▶ _What to do_:
Leave out the pictures and copy everything else below exactly.

▶ _Data lines_:
__________________________________________________
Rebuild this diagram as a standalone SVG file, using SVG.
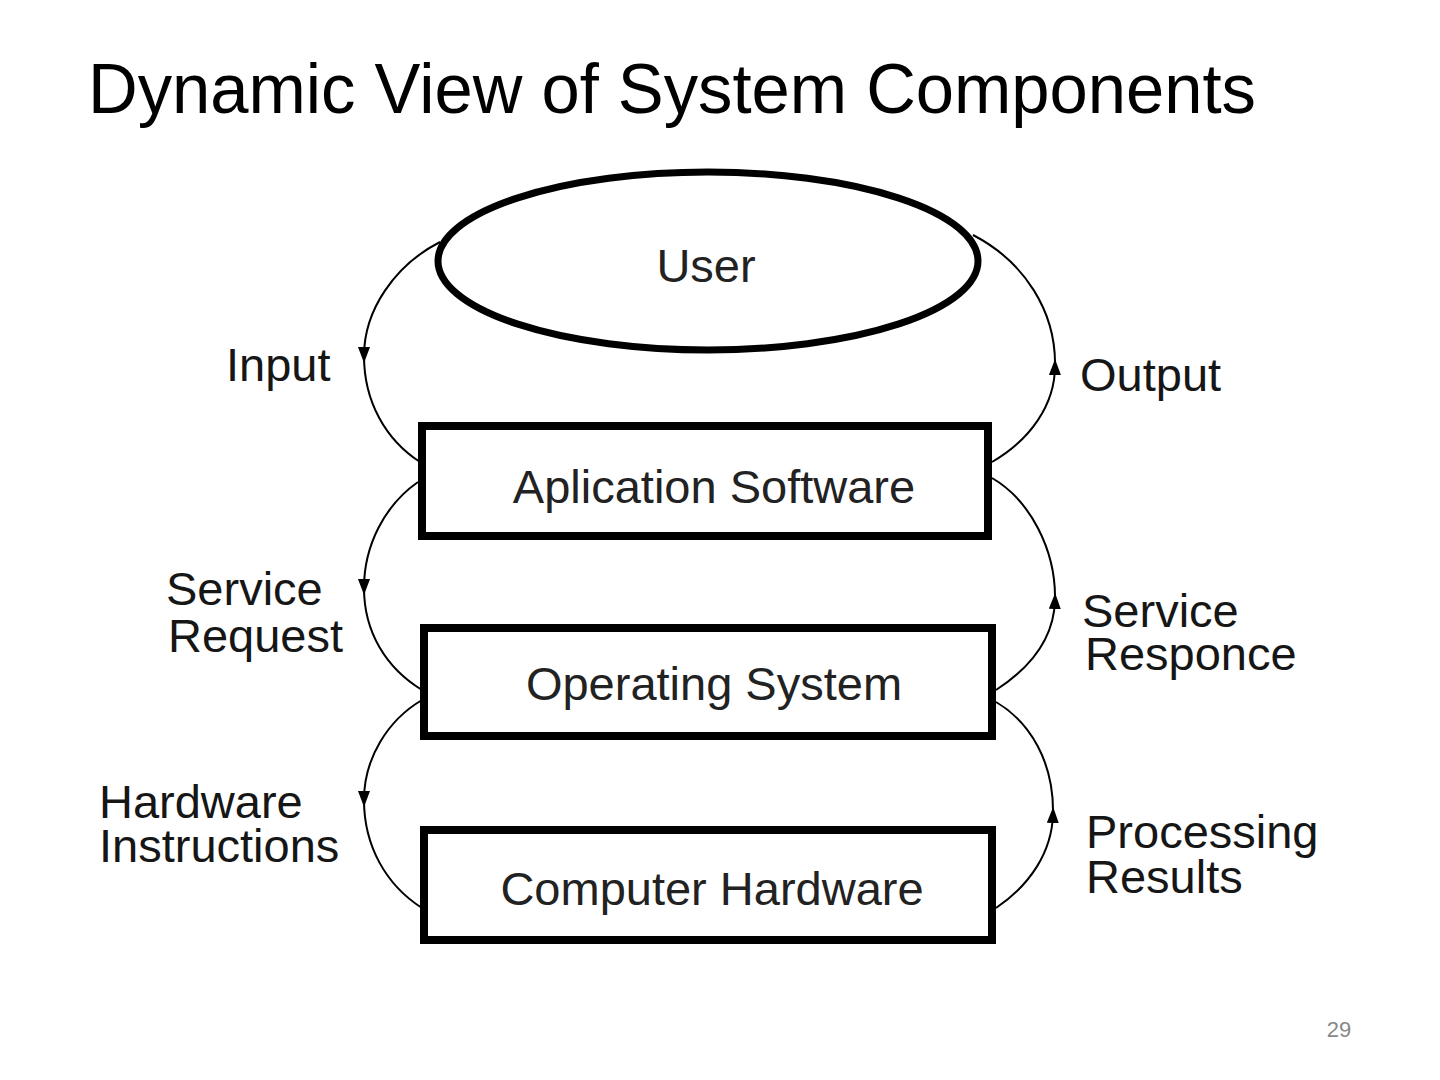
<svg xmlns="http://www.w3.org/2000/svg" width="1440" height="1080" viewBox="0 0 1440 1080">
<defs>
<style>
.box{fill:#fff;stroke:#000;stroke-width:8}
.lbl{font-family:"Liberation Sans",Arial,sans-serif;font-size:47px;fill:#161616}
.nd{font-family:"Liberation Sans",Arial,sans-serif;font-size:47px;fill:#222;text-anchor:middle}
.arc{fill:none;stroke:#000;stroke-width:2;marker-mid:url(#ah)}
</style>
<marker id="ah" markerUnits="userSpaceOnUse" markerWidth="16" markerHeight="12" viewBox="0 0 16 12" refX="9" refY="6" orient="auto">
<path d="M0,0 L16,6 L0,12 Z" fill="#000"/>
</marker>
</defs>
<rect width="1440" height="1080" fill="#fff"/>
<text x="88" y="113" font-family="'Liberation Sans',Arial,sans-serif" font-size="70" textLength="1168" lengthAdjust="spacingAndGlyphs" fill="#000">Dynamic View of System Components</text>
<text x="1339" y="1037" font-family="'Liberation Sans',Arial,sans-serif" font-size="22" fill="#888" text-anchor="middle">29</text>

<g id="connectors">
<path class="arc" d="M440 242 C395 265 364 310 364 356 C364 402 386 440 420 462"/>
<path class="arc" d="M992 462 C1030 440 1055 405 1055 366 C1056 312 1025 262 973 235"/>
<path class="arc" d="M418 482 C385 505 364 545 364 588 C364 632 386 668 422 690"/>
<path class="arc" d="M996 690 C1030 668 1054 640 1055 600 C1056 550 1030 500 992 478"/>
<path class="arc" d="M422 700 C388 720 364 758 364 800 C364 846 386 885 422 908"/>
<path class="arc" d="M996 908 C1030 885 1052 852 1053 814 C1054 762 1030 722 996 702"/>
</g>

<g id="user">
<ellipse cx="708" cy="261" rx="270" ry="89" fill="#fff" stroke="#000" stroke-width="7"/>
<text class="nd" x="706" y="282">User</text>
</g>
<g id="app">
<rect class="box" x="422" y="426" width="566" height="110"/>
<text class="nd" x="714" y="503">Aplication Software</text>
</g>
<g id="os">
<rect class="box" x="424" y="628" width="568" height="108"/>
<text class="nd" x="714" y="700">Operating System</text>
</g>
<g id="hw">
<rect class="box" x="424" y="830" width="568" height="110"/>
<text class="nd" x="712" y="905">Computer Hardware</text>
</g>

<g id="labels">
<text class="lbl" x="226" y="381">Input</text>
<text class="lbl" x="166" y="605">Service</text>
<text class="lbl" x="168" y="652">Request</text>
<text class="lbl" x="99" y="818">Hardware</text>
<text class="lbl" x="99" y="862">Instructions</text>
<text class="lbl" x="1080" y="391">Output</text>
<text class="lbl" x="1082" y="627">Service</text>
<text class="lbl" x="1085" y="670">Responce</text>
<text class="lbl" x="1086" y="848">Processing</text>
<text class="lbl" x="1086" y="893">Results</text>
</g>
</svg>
__________________________________________________
▶ _Worked answer_:
Rebuild this diagram as a standalone SVG file, using SVG.
<svg xmlns="http://www.w3.org/2000/svg" width="1440" height="1080" viewBox="0 0 1440 1080">
<defs>
<style>
.box{fill:#fff;stroke:#000;stroke-width:8}
.lbl{font-family:"Liberation Sans",Arial,sans-serif;font-size:47px;fill:#161616}
.nd{font-family:"Liberation Sans",Arial,sans-serif;font-size:47px;fill:#222;text-anchor:middle}
.arc{fill:none;stroke:#000;stroke-width:2;marker-mid:url(#ah)}
</style>
<marker id="ah" markerUnits="userSpaceOnUse" markerWidth="16" markerHeight="12" viewBox="0 0 16 12" refX="9" refY="6" orient="auto">
<path d="M0,0 L16,6 L0,12 Z" fill="#000"/>
</marker>
</defs>
<rect width="1440" height="1080" fill="#fff"/>
<text x="88" y="113" font-family="'Liberation Sans',Arial,sans-serif" font-size="70" textLength="1168" lengthAdjust="spacingAndGlyphs" fill="#000">Dynamic View of System Components</text>
<text x="1339" y="1037" font-family="'Liberation Sans',Arial,sans-serif" font-size="22" fill="#888" text-anchor="middle">29</text>

<g id="connectors">
<path class="arc" d="M440 242 C395 265 364 310 364 356 C364 402 386 440 420 462"/>
<path class="arc" d="M992 462 C1030 440 1055 405 1055 366 C1056 312 1025 262 973 235"/>
<path class="arc" d="M418 482 C385 505 364 545 364 588 C364 632 386 668 422 690"/>
<path class="arc" d="M996 690 C1030 668 1054 640 1055 600 C1056 550 1030 500 992 478"/>
<path class="arc" d="M422 700 C388 720 364 758 364 800 C364 846 386 885 422 908"/>
<path class="arc" d="M996 908 C1030 885 1052 852 1053 814 C1054 762 1030 722 996 702"/>
</g>

<g id="user">
<ellipse cx="708" cy="261" rx="270" ry="89" fill="#fff" stroke="#000" stroke-width="7"/>
<text class="nd" x="706" y="282">User</text>
</g>
<g id="app">
<rect class="box" x="422" y="426" width="566" height="110"/>
<text class="nd" x="714" y="503">Aplication Software</text>
</g>
<g id="os">
<rect class="box" x="424" y="628" width="568" height="108"/>
<text class="nd" x="714" y="700">Operating System</text>
</g>
<g id="hw">
<rect class="box" x="424" y="830" width="568" height="110"/>
<text class="nd" x="712" y="905">Computer Hardware</text>
</g>

<g id="labels">
<text class="lbl" x="226" y="381">Input</text>
<text class="lbl" x="166" y="605">Service</text>
<text class="lbl" x="168" y="652">Request</text>
<text class="lbl" x="99" y="818">Hardware</text>
<text class="lbl" x="99" y="862">Instructions</text>
<text class="lbl" x="1080" y="391">Output</text>
<text class="lbl" x="1082" y="627">Service</text>
<text class="lbl" x="1085" y="670">Responce</text>
<text class="lbl" x="1086" y="848">Processing</text>
<text class="lbl" x="1086" y="893">Results</text>
</g>
</svg>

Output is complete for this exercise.